A irmã, Margot: dócil e sensata, pacífica e boa estudante, quando frequentava a escola, por todos apreciada e estimada, sempre apresentada como modelo a Anne, que, naturalmente, a ama.
O Pai,  (Otto) Frank, (Pim, na designação de Anne): leitor de Charles Dickens, excelente como marido e pai, preocupado com a educação das filhas, bom conselheiro, generoso e modesto, muito amado pelo “feixe de nervos” Anne, defendendo Anne e Margot nas disputas educativas com a srª van Daan, sempre acusadora da primeira.
A mãe, (Edith)  Frank: Crítica de Anne, que por isso sofre, e lhe tem zanga, mas uma mulher discreta e sensata, nem sempre paciente.

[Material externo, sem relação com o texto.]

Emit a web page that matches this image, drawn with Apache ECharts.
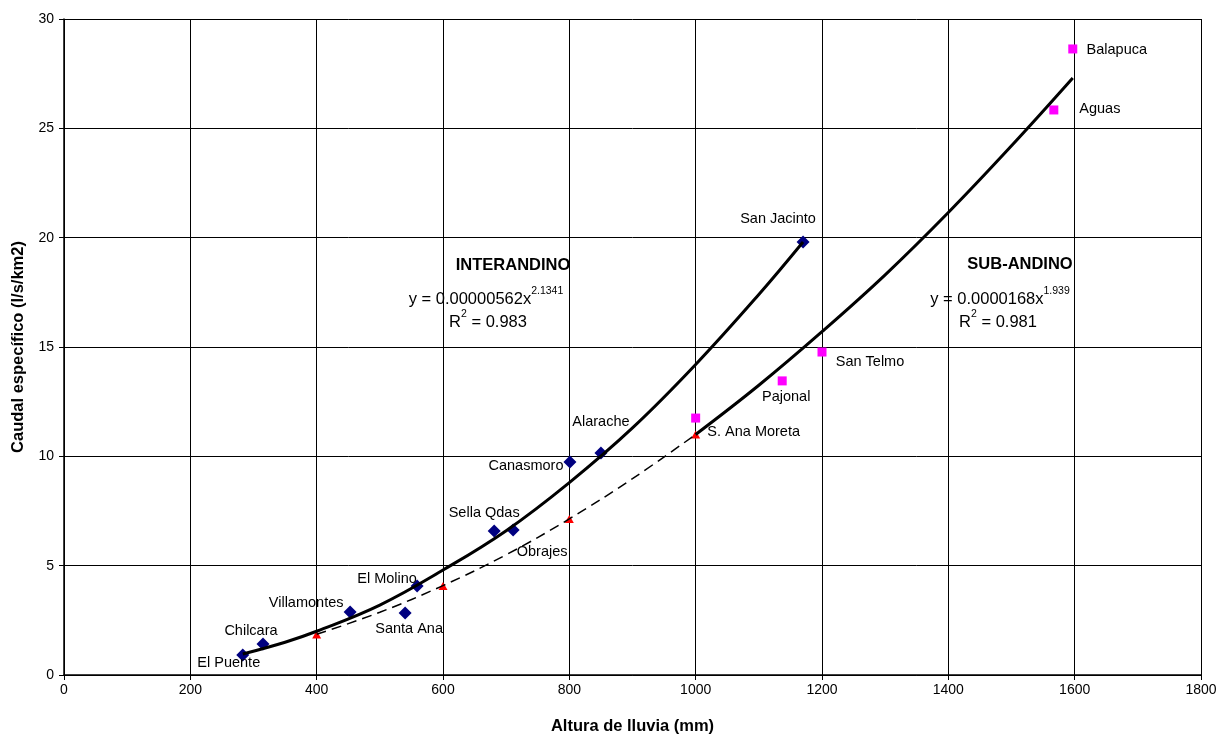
<!DOCTYPE html>
<html>
<head>
<meta charset="utf-8">
<script src="https://cdn.jsdelivr.net/npm/echarts@6/dist/echarts.min.js"></script>
<style>
html,body{margin:0;padding:0;background:#fff;}
#c{width:1221px;height:734px;}
</style>
</head>
<body>
<div id="c"></div>
<script>
// Interandino stations (navy diamonds)
const interNames = ['El Puente','Chilcara','Villamontes','Santa Ana','El Molino','Sella Qdas','Obrajes','Canasmoro','Alarache','San Jacinto'];
const interX = [283, 315, 453, 540, 559, 681, 711, 801, 850, 1170];
const interY = [0.91, 1.42, 2.88, 2.84, 4.07, 6.59, 6.63, 9.74, 10.15, 19.8];
const interOffsets = [[-14,8],[-12,-13],[-44,-9],[4,16],[-30,-7],[-10,-18],[29,22],[-44,4],[0,-31],[-25,-23]];

// Sub-andino stations (magenta squares)
const subNames = ['S. Ana Moreta','Pajonal','San Telmo','Aguas','Balapuca'];
const subX = [1000, 1137, 1200, 1567, 1597];
const subY = [11.75, 13.45, 14.77, 25.84, 28.63];
const subOffsets = [[58,14],[4,16],[48,10],[46,-1],[44,1]];

// Red triangles (sub-andino fit at lower rainfall)
const triX = [400, 600, 800, 1000];
const triY = [1.85, 4.07, 7.13, 11.0];

// Trend curves
const interCurveX = [283, 350, 400, 500, 600, 700, 800, 900, 1000, 1100, 1170];
const interCurveY = [0.96, 1.5, 2.0, 3.2, 4.8, 6.6, 8.8, 11.3, 14.2, 17.4, 19.8];
const subCurveX = [1000, 1100, 1200, 1300, 1400, 1500, 1597];
const subCurveY = [11.0, 13.25, 15.7, 18.3, 21.15, 24.2, 27.3];
const dashCurveX = [400, 500, 600, 700, 800, 900, 1000];
const dashCurveY = [1.86, 2.87, 4.09, 5.5, 7.14, 8.98, 11.0];

// Axis ticks
const xMin = 0, xMax = 1800, xStep = 200;
const yMin = 0, yMax = 30, yStep = 5;

const FONT = '"Liberation Sans", Arial, sans-serif';

function pts(xs, ys) { return xs.map((x, i) => [x, ys[i]]); }
function labeled(names, xs, ys, offs) {
  return names.map((n, i) => ({
    name: n, value: [xs[i], ys[i]],
    label: { show: true, formatter: n, position: 'inside', offset: offs[i],
      color: '#000', fontFamily: FONT, fontSize: 14.5, align: 'center', verticalAlign: 'middle' }
  }));
}

const chart = echarts.init(document.getElementById('c'), null, {renderer: 'canvas'});

const rich = {
  m: { fontFamily: FONT, fontSize: 16.5, color: '#000', verticalAlign: 'bottom', lineHeight: 22 },
  s: { fontFamily: FONT, fontSize: 10.5, color: '#000', verticalAlign: 'top', lineHeight: 22 }
};

chart.setOption({
  animation: false,
  backgroundColor: '#fff',
  grid: { left: 64, right: 20, top: 19, bottom: 59, containLabel: false, outerBoundsMode: 'none' },
  xAxis: {
    type: 'value', min: xMin, max: xMax, interval: xStep,
    name: 'Altura de lluvia (mm)', nameLocation: 'middle', nameGap: 43,
    nameTextStyle: { fontFamily: FONT, fontSize: 16.5, fontWeight: 'bold', color: '#000' },
    axisLine: { show: true, lineStyle: { color: '#000', width: 1.5 } },
    axisTick: { show: true, inside: false, length: 5, lineStyle: { color: '#000' } },
    axisLabel: { color: '#000', fontFamily: FONT, fontSize: 14, margin: 8, formatter: v => String(v) },
    splitLine: { show: true, lineStyle: { color: '#000', width: 1 } }
  },
  yAxis: {
    type: 'value', min: yMin, max: yMax, interval: yStep,
    name: 'Caudal específico (l/s/km2)', nameLocation: 'middle', nameGap: 37, nameRotate: 90,
    nameTextStyle: { fontFamily: FONT, fontSize: 16.5, fontWeight: 'bold', color: '#000' },
    axisLine: { show: true, lineStyle: { color: '#000', width: 1.5 } },
    axisTick: { show: true, inside: false, length: 5, lineStyle: { color: '#000' } },
    axisLabel: { color: '#000', fontFamily: FONT, fontSize: 14, margin: 10, formatter: v => String(v) },
    splitLine: { show: true, lineStyle: { color: '#000', width: 1 } }
  },
  series: [
    {
      type: 'scatter', name: 'Interandino', symbol: 'diamond', symbolSize: [13, 13],
      itemStyle: { color: '#000080', opacity: 1 }, z: 2,
      emphasis: { disabled: true },
      data: labeled(interNames, interX, interY, interOffsets)
    },
    {
      type: 'scatter', name: 'Sub-andino', symbol: 'rect', symbolSize: [9, 9],
      itemStyle: { color: '#ff00ff', opacity: 1 }, z: 2,
      emphasis: { disabled: true },
      data: labeled(subNames, subX, subY, subOffsets)
    },
    {
      type: 'scatter', name: 'Ajuste', symbol: 'triangle', symbolSize: [9, 8],
      itemStyle: { color: '#ff0000', opacity: 1 }, z: 2,
      emphasis: { disabled: true },
      data: pts(triX, triY)
    },
    {
      type: 'line', name: 'Tendencia Interandino', smooth: 0.4, symbol: 'none', z: 3,
      lineStyle: { color: '#000', width: 3 },
      data: pts(interCurveX, interCurveY)
    },
    {
      type: 'line', name: 'Tendencia Sub-andino', smooth: 0.4, symbol: 'none', z: 3,
      lineStyle: { color: '#000', width: 3 },
      data: pts(subCurveX, subCurveY)
    },
    {
      type: 'line', name: 'Extrapolación', smooth: 0.4, symbol: 'none', z: 3,
      lineStyle: { color: '#000', width: 1.5, type: [10, 6] },
      data: pts(dashCurveX, dashCurveY)
    }
  ],
  graphic: [
    { type: 'text', x: 513, y: 265, style: { text: 'INTERANDINO', fontFamily: FONT, fontSize: 16.5, fontWeight: 'bold', fill: '#000', align: 'center', verticalAlign: 'middle' } },
    { type: 'text', x: 486, y: 297, style: { text: '{m|y = 0.00000562x}{s|2.1341}', fontFamily: FONT, fill: '#000', align: 'center', verticalAlign: 'middle', rich: rich } },
    { type: 'text', x: 488, y: 320, style: { text: '{m|R}{s|2}{m| = 0.983}', fontFamily: FONT, fill: '#000', align: 'center', verticalAlign: 'middle', rich: rich } },
    { type: 'text', x: 1020, y: 264, style: { text: 'SUB-ANDINO', fontFamily: FONT, fontSize: 16.5, fontWeight: 'bold', fill: '#000', align: 'center', verticalAlign: 'middle' } },
    { type: 'text', x: 1000, y: 297, style: { text: '{m|y = 0.0000168x}{s|1.939}', fontFamily: FONT, fill: '#000', align: 'center', verticalAlign: 'middle', rich: rich } },
    { type: 'text', x: 998, y: 320, style: { text: '{m|R}{s|2}{m| = 0.981}', fontFamily: FONT, fill: '#000', align: 'center', verticalAlign: 'middle', rich: rich } }
  ]
});
</script>
</body>
</html>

O sr. van Daan: personagem que se revela à mesa um comensal pouco delicado e ávido, indiferente aos outros, egoísta, opinioso, irritadiço, vivendo ema relação conjugal de disputas e reconciliações.
A srª van Daan: pessoa fútil e egoísta, provocante e muito crítica de Anne, em disputa permanente com o marido, avara e cozinheira, condenando a educação de brandura do casal Frank, relativamente à filha mais nova.

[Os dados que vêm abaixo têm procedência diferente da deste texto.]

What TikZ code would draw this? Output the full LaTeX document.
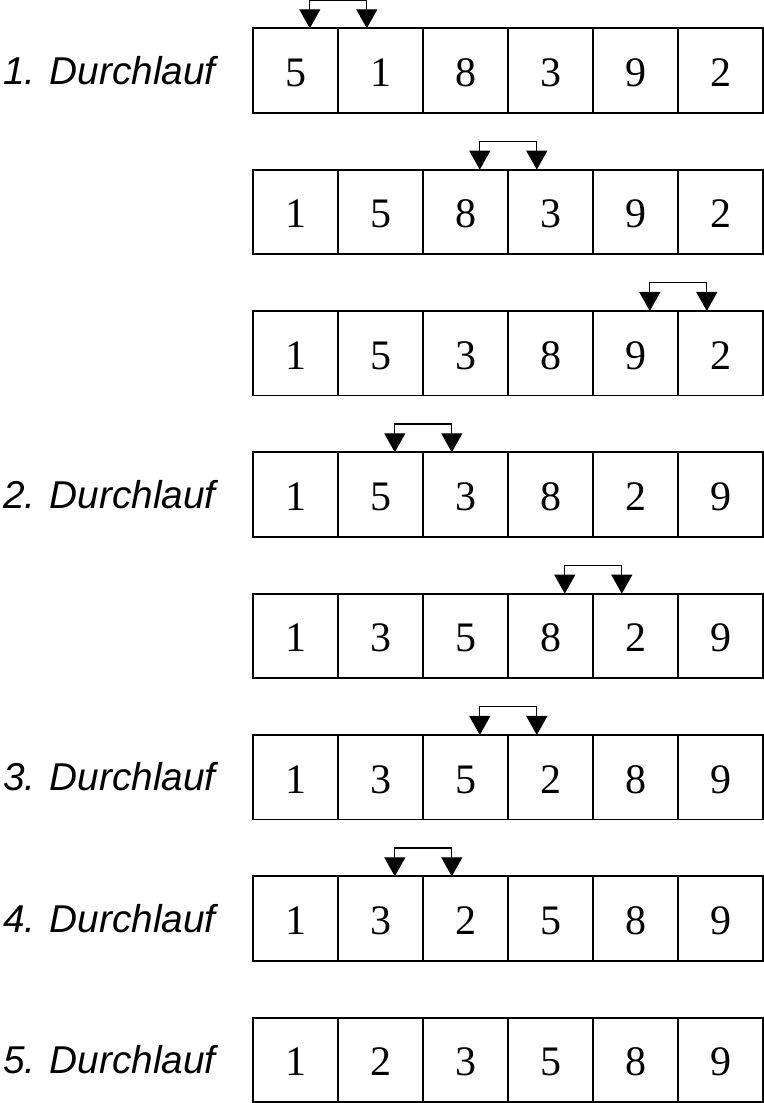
\documentclass[tikz,border=0pt]{standalone}
\usepackage{fontspec}
\setmainfont{Liberation Serif}
\setsansfont{Liberation Sans}
\usetikzlibrary{arrows.meta}

\tikzset{
  zelle/.style={draw=black, line width=1.8pt, minimum width=85pt, minimum height=84.5pt,
    inner sep=0pt, outer sep=0pt, font=\fontsize{42}{42}\selectfont,
    text height=31.9pt, text depth=0pt},
  lauf/.style={anchor=base west, inner sep=0pt, outer sep=0pt,
    font=\sffamily\itshape\fontsize{38.8}{38.8}\selectfont},
  tausch/.style={draw=black, line width=1.2pt,
    {Triangle[width=21pt,length=19pt]}-{Triangle[width=21pt,length=19pt]}}
}

\begin{document}
\begin{tikzpicture}[x=1pt,y=1pt]
\useasboundingbox (0,0) rectangle (763,1103);

% row 1
\node[zelle] (r1c1) at (295.8,1032.45) {5};
\node[zelle] (r1c2) at (380.8,1032.45) {1};
\node[zelle] (r1c3) at (465.8,1032.45) {8};
\node[zelle] (r1c4) at (550.8,1032.45) {3};
\node[zelle] (r1c5) at (635.8,1032.45) {9};
\node[zelle] (r1c6) at (720.8,1032.45) {2};
\node[lauf] (l1) at (3,1018.7) {1. Durchlauf};
\draw[tausch] ([xshift=14pt]r1c1.north) -- ++(0,28.3) -| ([xshift=-14pt]r1c2.north);

% row 2
\node[zelle] (r2c1) at (295.8,891.11) {1};
\node[zelle] (r2c2) at (380.8,891.11) {5};
\node[zelle] (r2c3) at (465.8,891.11) {8};
\node[zelle] (r2c4) at (550.8,891.11) {3};
\node[zelle] (r2c5) at (635.8,891.11) {9};
\node[zelle] (r2c6) at (720.8,891.11) {2};
\draw[tausch] ([xshift=14pt]r2c3.north) -- ++(0,28.3) -| ([xshift=-14pt]r2c4.north);

% row 3
\node[zelle] (r3c1) at (295.8,749.77) {1};
\node[zelle] (r3c2) at (380.8,749.77) {5};
\node[zelle] (r3c3) at (465.8,749.77) {3};
\node[zelle] (r3c4) at (550.8,749.77) {8};
\node[zelle] (r3c5) at (635.8,749.77) {9};
\node[zelle] (r3c6) at (720.8,749.77) {2};
\draw[tausch] ([xshift=14pt]r3c5.north) -- ++(0,28.3) -| ([xshift=-14pt]r3c6.north);

% row 4
\node[zelle] (r4c1) at (295.8,608.43) {1};
\node[zelle] (r4c2) at (380.8,608.43) {5};
\node[zelle] (r4c3) at (465.8,608.43) {3};
\node[zelle] (r4c4) at (550.8,608.43) {8};
\node[zelle] (r4c5) at (635.8,608.43) {2};
\node[zelle] (r4c6) at (720.8,608.43) {9};
\node[lauf] (l2) at (3,594.68) {2. Durchlauf};
\draw[tausch] ([xshift=14pt]r4c2.north) -- ++(0,28.3) -| ([xshift=-14pt]r4c3.north);

% row 5
\node[zelle] (r5c1) at (295.8,467.09) {1};
\node[zelle] (r5c2) at (380.8,467.09) {3};
\node[zelle] (r5c3) at (465.8,467.09) {5};
\node[zelle] (r5c4) at (550.8,467.09) {8};
\node[zelle] (r5c5) at (635.8,467.09) {2};
\node[zelle] (r5c6) at (720.8,467.09) {9};
\draw[tausch] ([xshift=14pt]r5c4.north) -- ++(0,28.3) -| ([xshift=-14pt]r5c5.north);

% row 6
\node[zelle] (r6c1) at (295.8,325.75) {1};
\node[zelle] (r6c2) at (380.8,325.75) {3};
\node[zelle] (r6c3) at (465.8,325.75) {5};
\node[zelle] (r6c4) at (550.8,325.75) {2};
\node[zelle] (r6c5) at (635.8,325.75) {8};
\node[zelle] (r6c6) at (720.8,325.75) {9};
\node[lauf] (l3) at (3,312.0) {3. Durchlauf};
\draw[tausch] ([xshift=14pt]r6c3.north) -- ++(0,28.3) -| ([xshift=-14pt]r6c4.north);

% row 7
\node[zelle] (r7c1) at (295.8,184.41) {1};
\node[zelle] (r7c2) at (380.8,184.41) {3};
\node[zelle] (r7c3) at (465.8,184.41) {2};
\node[zelle] (r7c4) at (550.8,184.41) {5};
\node[zelle] (r7c5) at (635.8,184.41) {8};
\node[zelle] (r7c6) at (720.8,184.41) {9};
\node[lauf] (l4) at (3,170.66) {4. Durchlauf};
\draw[tausch] ([xshift=14pt]r7c2.north) -- ++(0,28.3) -| ([xshift=-14pt]r7c3.north);

% row 8
\node[zelle] (r8c1) at (295.8,43.07) {1};
\node[zelle] (r8c2) at (380.8,43.07) {2};
\node[zelle] (r8c3) at (465.8,43.07) {3};
\node[zelle] (r8c4) at (550.8,43.07) {5};
\node[zelle] (r8c5) at (635.8,43.07) {8};
\node[zelle] (r8c6) at (720.8,43.07) {9};
\node[lauf] (l5) at (3,29.32) {5. Durchlauf};
\end{tikzpicture}
\end{document}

Peter van Daan: rapaz de dezasseis anos no início, molengão, tímido e pacífico, revelar-se-á, com o tempo, um bom companheiro de Anne, e um namorado que satisfaz o despertar amoroso de Anne, sem a certeza de que no futuro esses amores perdurarão.
O dentista Albert Dussel: Um tanto ávido e grosseiro, crítico de Anne, condenada a dormir no mesmo quarto, e que por isso muitas vezes ia dormir com os pais.

5 - O Estilo:
Próprio da forma epistolar, discurso directo, simples, com expressões ora infantis ora num discurso bem ordenado e sentencioso, de leitura fácil, onde podemos rever a nossa própria infância e os nossos relacionamentos ao longo da vida. Discurso perspicaz, onde a sinceridade domina, sem retórica.